Council investigators have found traces of pork in beef burgers on sale at a Birmingham butchers.
The discovery comes as city environmental health officers are stepping up food checks following the horse meat scandal.
More than 200 million products have been withdrawn from sale in the last two months since the Food Safety Authority found burgers supplied to supermarkets contained horse.
Firms including Findus, Ikea, Tesco, Aldi, Burger King, Asda and Co-op have all been affected by the saga.
The Ministry of Justice also suspended a prison meat supplier after it was discovered Halal pies and pasties may have contained traces of pork DNA. And schools in Sandwell, Staffordshire and Walsall have stopped serving some beef meals to pupils.

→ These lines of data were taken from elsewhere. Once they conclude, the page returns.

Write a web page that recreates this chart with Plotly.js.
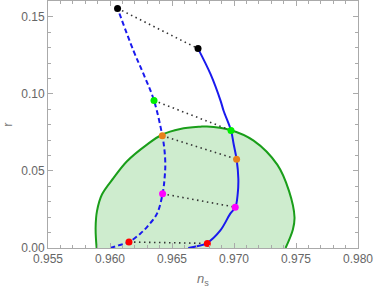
<!DOCTYPE html>
<html><head><meta charset="utf-8">
<script src="https://cdn.plot.ly/plotly-3.0.1.min.js"></script>
<style>html,body{margin:0;padding:0;background:#fff}</style>
</head><body><div id="chart" style="width:374px;height:288px"></div>
<script>
// Green allowed region (upper boundary, left to right)
const regionNs = [0.95892,0.95884,0.95895,0.95935,0.96029,0.96137,0.96298,0.96419,0.96567,0.96728,0.96782,0.96970,0.97158,0.97349,0.97444,0.97488,0.97475,0.97416];
const regionR  = [0,0.0132,0.0239,0.0347,0.0455,0.0563,0.0671,0.0735,0.0772,0.0787,0.0789,0.0766,0.0697,0.0541,0.0369,0.0200,0.0120,0];
// Dashed blue curve
const dashNs = [0.96003,0.96069,0.96153,0.96244,0.96298,0.96379,0.96424,0.96440,0.96446,0.96438,0.96422,0.96355,0.96271,0.96190,0.96061];
const dashR  = [0,0.0017,0.0039,0.0093,0.0136,0.0223,0.0352,0.0451,0.0546,0.0645,0.0729,0.0957,0.1128,0.1279,0.1555];
// Solid blue curve
const solidNs = [0.96631,0.96702,0.96782,0.96890,0.96970,0.97011,0.97030,0.97035,0.97021,0.96997,0.96976,0.96916,0.96892,0.96811,0.96710];
const solidR  = [0,0.0011,0.0032,0.0114,0.0223,0.0265,0.0352,0.0450,0.0576,0.0675,0.0763,0.0891,0.0955,0.1128,0.1294];
// Marker pairs (left on dashed, right on solid)
const pairColors = ['#000000','#00ee00','#e8801a','#ff00ff','#ff0000'];
const leftNs  = [0.96061,0.96355,0.96422,0.96424,0.96153];
const leftR   = [0.1555,0.0957,0.0729,0.0352,0.0039];
const rightNs = [0.96710,0.96976,0.97021,0.97010,0.96785];
const rightR  = [0.1294,0.0763,0.0576,0.0265,0.0030];

const traces = [];
traces.push({x: regionNs, y: regionR, mode:'lines', fill:'toself', fillcolor:'rgba(30,170,30,0.22)', line:{width:0, shape:'spline'}, hoverinfo:'skip'});
traces.push({x: regionNs, y: regionR, mode:'lines', line:{color:'#1a9e1a', width:2, shape:'spline'}, hoverinfo:'skip'});
traces.push({x: dashNs, y: dashR, mode:'lines', line:{color:'#1a1aee', width:2, dash:'5px,3px', shape:'spline'}});
traces.push({x: solidNs, y: solidR, mode:'lines', line:{color:'#1a1aee', width:2, shape:'spline'}});
for (let i=0;i<leftNs.length;i++){
  traces.push({x:[leftNs[i],rightNs[i]], y:[leftR[i],rightR[i]], mode:'lines', line:{color:'#333', width:1.6, dash:'1.5px,3.5px'}});
}
for (let i=0;i<leftNs.length;i++){
  traces.push({x:[leftNs[i],rightNs[i]], y:[leftR[i],rightR[i]], mode:'markers', marker:{color:pairColors[i], size:7}});
}

const fontFam = 'Liberation Sans, Arial, sans-serif';
const axisCommon = {showline:true, linecolor:'#aaaaaa', linewidth:1, mirror:'ticks', ticks:'inside', ticklen:5, tickcolor:'#aaaaaa', showgrid:false, zeroline:false, tickfont:{family:fontFam, size:12, color:'#666'}};
const layout = {
  width:374, height:288, margin:{l:48, r:16, t:1, b:40},
  showlegend:false, paper_bgcolor:'#fff', plot_bgcolor:'#fff',
  xaxis: Object.assign({}, axisCommon, {range:[0.955,0.98], tickvals:[0.955,0.96,0.965,0.97,0.975,0.98], ticktext:['0.955','0.960','0.965','0.970','0.975','0.980'],
    minor:{ticks:'inside', dtick:0.001, ticklen:3, tickcolor:'#aaaaaa'},
    title:{text:'<i>n</i><sub>s</sub>', font:{family:fontFam, size:13, color:'#777'}, standoff:12}}),
  yaxis: Object.assign({}, axisCommon, {range:[0,0.1603], tickvals:[0,0.05,0.1,0.15], ticktext:['0.00','0.05','0.10','0.15'],
    minor:{ticks:'inside', dtick:0.01, ticklen:3, tickcolor:'#aaaaaa'},
    title:{text:'r', font:{family:fontFam, size:13, color:'#777'}, standoff:6}})
};
Plotly.newPlot('chart', traces, layout, {staticPlot:true, displayModeBar:false});
</script></body></html>
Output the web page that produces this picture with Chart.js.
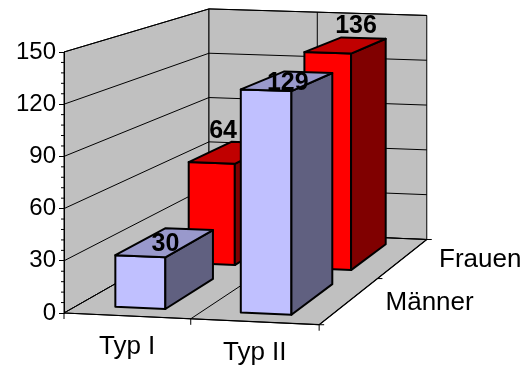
<!DOCTYPE html>
<html>
<head>
<meta charset="utf-8">
<script src="https://cdn.jsdelivr.net/npm/chart.js@4/dist/chart.umd.min.js"></script>
<style>
  html, body { margin: 0; padding: 0; background: #fff; }
  canvas { display: block; }
</style>
</head>
<body>
<canvas id="c" width="523" height="367"></canvas>
<script>
// Categories, series and values
const categories = ['Typ I', 'Typ II'];
const seriesNames = ['Männer', 'Frauen'];
const maenner = [30, 129];
const frauen = [64, 136];
const yTicks = [0, 30, 60, 90, 120, 150];

// Fill colours per series: front, side, top
const faceColours = [
  { front: '#c0c0ff', side: '#606080', top: '#9999cc' },
  { front: '#ff0000', side: '#800000', top: '#c00000' }
];
const wallColour = '#c0c0c0';

// Perspective of the box: depth offsets and divisor terms (pixels / ratios)
const view = { a: -0.013, c: 0.178, uz: 182.2, vx: 7.5, vz: -41.5 };
// Shift applied to the value labels of the back row (px)
const backLabelShift = [[-10, -24], [10, -21]];

const FONT = '"Liberation Sans", Arial, sans-serif';

function proj(ca, x, h, z) {
  const W = ca.right - ca.left, H = ca.bottom - ca.top;
  const w = 1 + view.a * x + view.c * z;
  return [(ca.left + W * x + view.uz * z) / w,
          (ca.bottom + view.vx * x + view.vz * z - H * h) / w];
}

function poly(ctx, pts, fill, stroke, lw) {
  ctx.beginPath();
  pts.forEach((p, i) => i ? ctx.lineTo(p[0], p[1]) : ctx.moveTo(p[0], p[1]));
  ctx.closePath();
  if (fill) { ctx.fillStyle = fill; ctx.fill(); }
  if (stroke) { ctx.strokeStyle = stroke; ctx.lineWidth = lw; ctx.stroke(); }
}
function line(ctx, p, q, lw) {
  ctx.beginPath();
  ctx.moveTo(p[0], p[1]);
  ctx.lineTo(q[0], q[1]);
  ctx.lineWidth = lw || 1;
  ctx.strokeStyle = '#000';
  ctx.stroke();
}

const box3d = {
  id: 'box3d',
  beforeDraw(chart) {
    const ctx = chart.ctx, ca = chart.chartArea;
    const ys = chart.scales.y, xs = chart.scales.x;
    const W = ca.right - ca.left, H = ca.bottom - ca.top;
    const hOf = v => (ca.bottom - ys.getPixelForValue(v)) / H;
    const P = (x, h, z) => proj(ca, x, h, z);
    ctx.save();
    ctx.lineJoin = 'round';
    // side wall, back wall, floor
    poly(ctx, [P(0,0,0), P(0,0,1), P(0,1,1), P(0,1,0)], wallColour, '#000', 1);
    poly(ctx, [P(0,0,1), P(1,0,1), P(1,1,1), P(0,1,1)], wallColour, '#000', 1);
    poly(ctx, [P(0,0,0), P(1,0,0), P(1,0,1), P(0,0,1)], wallColour, '#000', 1);
    // value gridlines on both walls
    yTicks.forEach(t => {
      const h = hOf(t);
      line(ctx, P(0, h, 0), P(0, h, 1));
      line(ctx, P(0, h, 1), P(1, h, 1));
    });
    // category divisions on back wall and floor
    for (let i = 1; i < categories.length; i++) {
      const x = ((xs.getPixelForValue(i - 1) + xs.getPixelForValue(i)) / 2 - ca.left) / W;
      line(ctx, P(x, 0, 1), P(x, 1, 1));
      line(ctx, P(x, 0, 0), P(x, 0, 1));
    }
    // front edge ticks
    [0, 0.5, 1].forEach(x => {
      const p = P(x, 0, 0);
      line(ctx, p, [p[0], p[1] + 6]);
    });
    // series axis ticks on right edge
    [0, 0.5, 1].forEach(z => {
      const p = P(1, 0, z);
      line(ctx, p, [p[0] + 5, p[1]]);
    });
    line(ctx, P(0,0,0), P(1,0,0), 1.2);
    line(ctx, P(1,0,0), P(1,0,1), 1.2);
    ctx.restore();
  },
  afterDraw(chart) {
    const ctx = chart.ctx, ca = chart.chartArea;
    const ys = chart.scales.y, xs = chart.scales.x;
    const W = ca.right - ca.left, H = ca.bottom - ca.top;
    const hOf = v => (ca.bottom - ys.getPixelForValue(v)) / H;
    const P = (x, h, z) => proj(ca, x, h, z);
    const catW = (xs.getPixelForValue(1) - xs.getPixelForValue(0)) / W;
    const halfW = catW * 0.4 / 2;
    const rowD = 1 / seriesNames.length;
    const halfD = rowD * (2 / 3) / 2;
    ctx.save();
    ctx.lineJoin = 'round';

    // minor ticks on the value axis
    for (let v = 0; v <= 150; v += 6) {
      if (v % 30 === 0) continue;
      const y = ys.getPixelForValue(v);
      ctx.beginPath();
      ctx.moveTo(ca.left - 3, y);
      ctx.lineTo(ca.left, y);
      ctx.lineWidth = 1; ctx.strokeStyle = '#000';
      ctx.stroke();
    }

    // bars, back row first
    const labels = [];
    for (let s = chart.data.datasets.length - 1; s >= 0; s--) {
      const ds = chart.data.datasets[s];
      const zc = (s + 0.5) * rowD;
      const z0 = zc - halfD, z1 = zc + halfD;
      ds.data.forEach((val, i) => {
        const xc = (xs.getPixelForValue(i) - ca.left) / W;
        const x0 = xc - halfW, x1 = xc + halfW;
        const h = hOf(val);
        const col = faceColours[s];
        poly(ctx, [P(x0,0,z0), P(x1,0,z0), P(x1,h,z0), P(x0,h,z0)], col.front, '#000', 2);
        poly(ctx, [P(x1,0,z0), P(x1,0,z1), P(x1,h,z1), P(x1,h,z0)], col.side, '#000', 2);
        poly(ctx, [P(x0,h,z0), P(x1,h,z0), P(x1,h,z1), P(x0,h,z1)], col.top, '#000', 2);
        const c = P(xc, h, zc);
        const sh = s === 1 ? backLabelShift[i] : [0, 0];
        labels.push([String(val), c[0] + sh[0], c[1] + sh[1]]);
      });
    }

    // value labels
    ctx.fillStyle = '#000';
    ctx.textAlign = 'center';
    ctx.textBaseline = 'alphabetic';
    ctx.font = 'bold 25px ' + FONT;
    labels.forEach(l => ctx.fillText(l[0], l[1], l[2] + 9));

    // category labels along the front edge
    ctx.font = '26px ' + FONT;
    categories.forEach((name, i) => {
      const xc = (xs.getPixelForValue(i) - ca.left) / W;
      const p = P(xc, 0, 0);
      ctx.fillText(name, p[0], p[1] + 38);
    });

    // series labels along the depth edge
    ctx.textAlign = 'left';
    seriesNames.forEach((name, s) => {
      const p = P(1, 0, (s + 0.5) * rowD);
      ctx.fillText(name, p[0] + 36, p[1] + 9);
    });
    ctx.restore();
  }
};

Chart.defaults.font.family = FONT;

new Chart(document.getElementById('c'), {
  type: 'bar',
  data: {
    labels: categories,
    datasets: [
      { label: seriesNames[0], data: maenner, backgroundColor: 'rgba(0,0,0,0)', borderWidth: 0 },
      { label: seriesNames[1], data: frauen, backgroundColor: 'rgba(0,0,0,0)', borderWidth: 0 }
    ]
  },
  options: {
    responsive: false,
    animation: false,
    devicePixelRatio: 1,
    layout: { padding: { top: 52, bottom: 54, left: 0, right: 208 } },
    plugins: { legend: { display: false }, tooltip: { enabled: false } },
    scales: {
      x: { display: false },
      y: {
        min: 0, max: 150,
        afterFit: s => { s.width = 64; },
        ticks: {
          stepSize: 30,
          padding: 3,
          color: '#000',
          font: { size: 24, family: FONT }
        },
        grid: { drawOnChartArea: false, drawTicks: true, tickLength: 5, color: '#000', lineWidth: 1 },
        border: { display: true, color: '#000', width: 1 }
      }
    }
  },
  plugins: [box3d]
});
</script>
</body>
</html>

Last month Birmingham City Council carried out tests on 50 beef products sold at shops and butchers. The test results have now revealed beef burgers sold at one butchers in Birmingham – which cannot be named for legal reasons – contained traces of pork.
Nick Lowe, the council’s foods operations manager, said: “Fortunately, it was not a halal butchers and we found less than one per cent of the product was pork DNA.
“We believe this was caused by contamination, rather than deliberate substitution, and probably occurred when mincing machinery had not been cleaned properly.”
He said the department had warned the company to carry out a thorough clean of its products.
Meanwhile, a further 112 products have been tested for horse meat and pork, with results yet to be revealed.
Mr Lowe added: “We are extending the range of products we are looking at to include all processed meat items, such as kebabs and ready meals.
“We are also moving our investigations across the production chain, looking at not just shops but also at wholesalers, manufacturers and cutting plants.”
He said a further round of tests will also be carried out at the end of this month.